スポークを取り換え剛性を強化したRovalホイール

これらはスポークの選択でよくなることが多いです。ぬるい場合はスポークを太くする。剛性が強過ぎる場合はスポークを細くする。このように乗り手が持っておられる力に応じた剛性がいいと思います。詳細は1月15日の記事「Rovalホイールの剛性アップ」で分かります。

追記:お客様より新しく連絡いただきました。ホイールの感想です。

この大会に向けて練習した成果と回るホイールのウェートもかなり大きなアドバンテージになったのは間違いありません

二カ所下りがあるので一気にスピードを上げられましたし、登りでもスピードが下がりずらくペダルのパワーがホイールにちゃんと乗っかり進む感じがしました

スポークを変えたことで力が逃げないで進ませてくれるのがよく分かりました

Rovalホイールも乗り手の力に合っていなければホイールの性能が発揮できません。Rovalはヌルイと言われているのをよく聞きます。理由はスポークがCXRAY、エアロライトと細いスポークだけで仕上げているからです。高級スポークは万能ではありません。しかし朗報です。高価なホイールを買ってがっかりしている人にはスポーク交換という手があります。

後輪カーボンホイールの点検、再調整のご依頼

5月20日の記事で前輪のスポーク替えを行いましたホイールですが、既に15000kmほど走っておられるようです。今回は後輪をスポーク調整とハブメンテナンスの依頼がありました。

ホイールは46mm高のリムブレーキホイールです。ブレーキ面はオプションで強化加工を行っていますのでブレーキはとても良く効きます。ディスクに変更する必要はないと伺っています。

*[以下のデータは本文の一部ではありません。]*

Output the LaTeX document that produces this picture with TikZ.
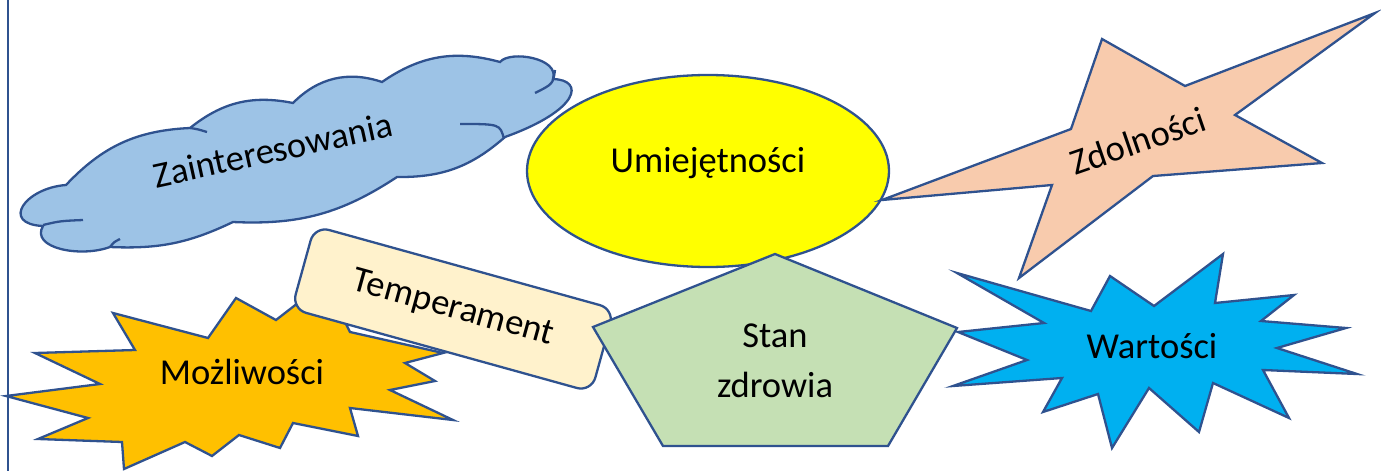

今回のハブはミケハブです。ハブの分解は5mm六角レンチを2本用意します。シールドベアリングを使ったハブは慣れた人なら容易に分解できますが、ビギナーさんには少々面倒でハードルは高いと思います。

5mmレンチ2本で分解します

プロに任せるのではなくご自分でされるのであれば別のハブを用意して分解してみるのも良いのではないかと思います。事前に練習してハブの構造が分かれば簡単にできます。しかし一番簡単な方法は専門の人に任せることです。時間と技術をお金で引き換える方法は納得できる方法です。

ハブをきれいにすることで整備が始まります
油汚れは油で落とす

ハブの調整はしっかりと汚れを取ることから始まります。油汚れは油で落とすといいますが先ず汚れを拭きとり新しいグリスをつけてまた拭き取ります。何度も繰り返せばきれいになります。汚れを取り除きますと8割は終わったようなものです。最終的には新しいグリスを塗って元通りに組み立てれば終わります。

ホイールはもともとしっかりと馴染みだしを行っていますのであまり修正するところはありません。数か所修正して終わります。ハブのメンテも1万から1.5万kmでグリスアップしておけば長く使えます。自転車は買った日からメンテは始まります。自分でやる、人に任せるは自由ですが定期的にメンテをすれば長く使えます。